2016 Is The Worst Year As Far As Global Warming Is Concerned, Highest Temperature Ever Recorded
According to leading scientists, 2016 was the worst year, as it recorded a 0.86 degree Celsius increase in the average atmospheric temperature. It is also speculated that the Christmas of 2016 will also be the mildest, as the temperature is expected to reach 17 degree Celsius that day. The reason behind this increase in temperature is due to the climate change supplemented with natural El Niño phenomenon.
It is also speculated that 2017 will also be hot but not hotter than 2016. According to the calculations made by a new Met Office supercomputer, the average increase in temperature in 2017 will be 0.75 degree Celsius as opposed to a 0.86 degree Celsius in the present year. Professor Adam Scaife, Head, Long Range Performance, Met Office, said that, "This forecast, which uses the new Met Office supercomputer, adds weight to our earlier prediction that 2017 will be very warm globally but is unlikely to exceed 2015 and 2016: the two warmest years on record."
According to Professor Chris Folland, Met Office Research Fellow, the rise in temperature in 2016 was in accordance with the forecast made earlier, because the methods used to produce the outlook for the year detected the influence of the strong El Niño, reported The Sun.
He also stated that, "However, last year's El Nino only accounts for around 0.2C of the global mean temperature rise for 2016, when compared with the long-term average between 1961 and 1990" and that "Increasing greenhouse gasses are the main cause of warming since pre-industrial times."

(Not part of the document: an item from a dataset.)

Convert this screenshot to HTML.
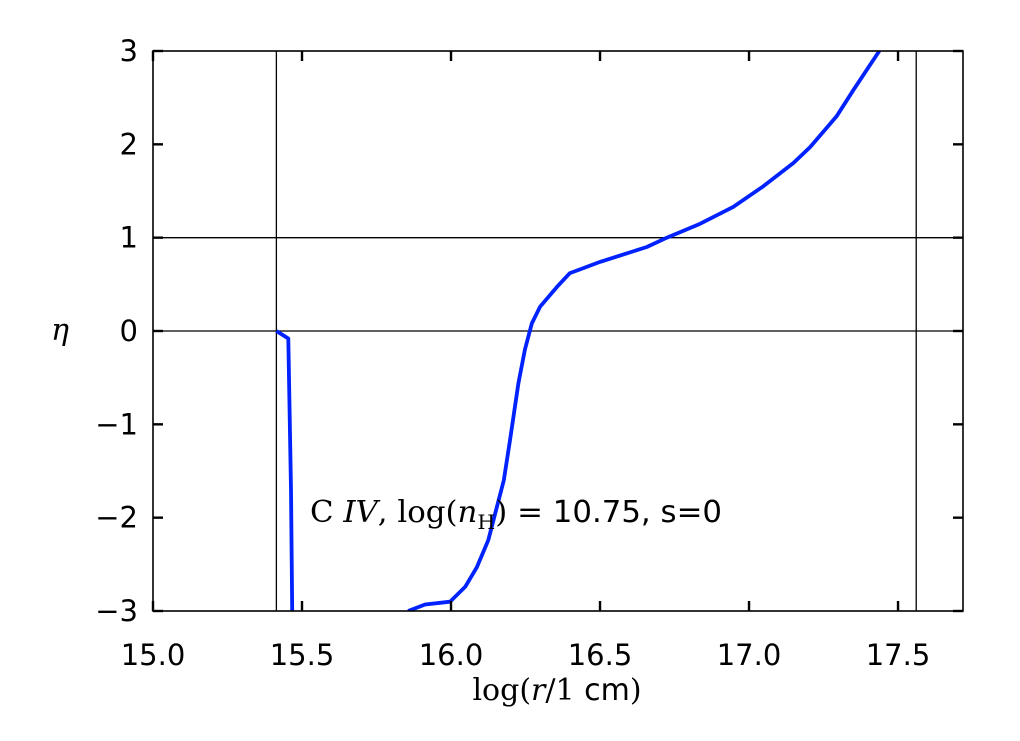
<!DOCTYPE html>
<html><head><meta charset="utf-8"><style>
body{margin:0;background:#fff}
svg text{font-family:"DejaVu Sans","Liberation Sans",sans-serif}
.serif{font-family:"DejaVu Serif","Liberation Serif",serif}
</style></head><body>
<svg id="chart" width="1020" height="736" viewBox="0 0 1020 736" xmlns="http://www.w3.org/2000/svg">
<defs><clipPath id="clip"><rect x="153" y="51" width="810" height="560"/></clipPath></defs>
<g id="grid"></g>
<g id="series" clip-path="url(#clip)"></g>
<rect x="153" y="51" width="810" height="560" fill="none" stroke="#000" stroke-width="1.6"/>
<g id="ticks"></g>
<text x="310" y="522" font-size="30" textLength="412" lengthAdjust="spacingAndGlyphs"><tspan class="serif">C </tspan><tspan class="serif" font-style="italic">IV</tspan><tspan class="serif">, log(</tspan><tspan class="serif" font-style="italic">n</tspan><tspan class="serif" font-size="20" dy="7">H</tspan><tspan class="serif" dy="-7">) = </tspan><tspan>10.75, s=0</tspan></text>
<text x="557" y="700" font-size="30" text-anchor="middle"><tspan class="serif">log(</tspan><tspan class="serif" font-style="italic">r</tspan><tspan class="serif">/1 </tspan><tspan>cm</tspan><tspan class="serif">)</tspan></text>
<text x="60" y="340" font-size="30" class="serif" font-style="italic" text-anchor="middle">η</text>
</svg>
<script>
const xTicks=[15.0,15.5,16.0,16.5,17.0,17.5];
const xTickLabels=["15.0","15.5","16.0","16.5","17.0","17.5"];
const yTicks=[-3,-2,-1,0,1,2,3];
const yTickLabels=["\u22123","\u22122","\u22121","0","1","2","3"];
const vLines=[15.414,17.561];
const hLines=[0,1];
const seg1X=[15.414,15.454,15.463,15.467];
const seg1Y=[0,-0.08,-1.70,-3.0];
const seg2X=[15.856,15.913,15.997,16.048,16.087,16.125,16.177,16.198,16.226,16.248,16.271,16.299,16.355,16.399,16.433,16.5,16.657,16.724,16.836,16.947,17.048,17.149,17.205,17.294,17.350,17.437];
const seg2Y=[-3.0,-2.93,-2.90,-2.74,-2.53,-2.24,-1.60,-1.17,-0.56,-0.20,0.08,0.26,0.47,0.62,0.66,0.74,0.90,1.0,1.15,1.33,1.55,1.80,1.97,2.30,2.58,3.0];
const X0=153,X1=963,Y0=611,Y1=51,xmin=15,xmax=17.718,ymin=-3,ymax=3;
const sx=v=>X0+(v-xmin)/(xmax-xmin)*(X1-X0);
const sy=v=>Y0-(v-ymin)/(ymax-ymin)*(Y0-Y1);
const NS="http://www.w3.org/2000/svg";
function mk(tag,attrs,parent){const e=document.createElementNS(NS,tag);for(const k in attrs)e.setAttribute(k,attrs[k]);parent.appendChild(e);return e;}
const grid=document.getElementById('grid'),ticks=document.getElementById('ticks'),series=document.getElementById('series');
vLines.forEach(v=>{const l=mk('line',{x1:sx(v),x2:sx(v),y1:Y1,y2:Y0,stroke:'#000','stroke-width':1.3},grid);

});
hLines.forEach(v=>{const l=mk('line',{x1:X0,x2:X1,y1:sy(v),y2:sy(v),stroke:'#000','stroke-width':1.3},grid);

});
xTicks.forEach((v,i)=>{const x=sx(v);
const a=mk('line',{x1:x,x2:x,y1:Y0,y2:Y0-10,stroke:'#000','stroke-width':2.4},ticks);


const b=mk('line',{x1:x,x2:x,y1:Y1,y2:Y1+10,stroke:'#000','stroke-width':2.4},ticks);


const t=mk('text',{x:x,y:665,'font-size':29,'text-anchor':'middle'},ticks);t.textContent=xTickLabels[i];

});
yTicks.forEach((v,i)=>{const y=sy(v);
const a=mk('line',{x1:X0,x2:X0+10,y1:y,y2:y,stroke:'#000','stroke-width':2.4},ticks);


const b=mk('line',{x1:X1,x2:X1-10,y1:y,y2:y,stroke:'#000','stroke-width':2.4},ticks);


const t=mk('text',{x:138,y:y+10,'font-size':29,'text-anchor':'end'},ticks);t.textContent=yTickLabels[i];

});
[[seg1X,seg1Y],[seg2X,seg2Y]].forEach(([xs,ys],k)=>{
const d=xs.map((v,i)=>(i?'L':'M')+sx(v).toFixed(1)+','+sy(ys[i]).toFixed(1)).join(' ');
const p=mk('path',{d:d,fill:'none',stroke:'#0022ff','stroke-width':3.8,'stroke-linejoin':'round'},series);

});
</script>
</body></html>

According to a Reuters report, the year-on-year decline in temperature coincides with the start of Donald Trump's presidency, who believes that global warming and climate change are hoax and not real. The Geneva-based World Meteorological Organization (WMO) said that the buildup of greenhouse gases in the upper atmosphere is a result of years of ignorance and human activities. It is now causing the formation and circulation of more harmful heat waves, which results in droughts, floods and rise in global sea levels of about 20 cm (7.87 inches) in the past century.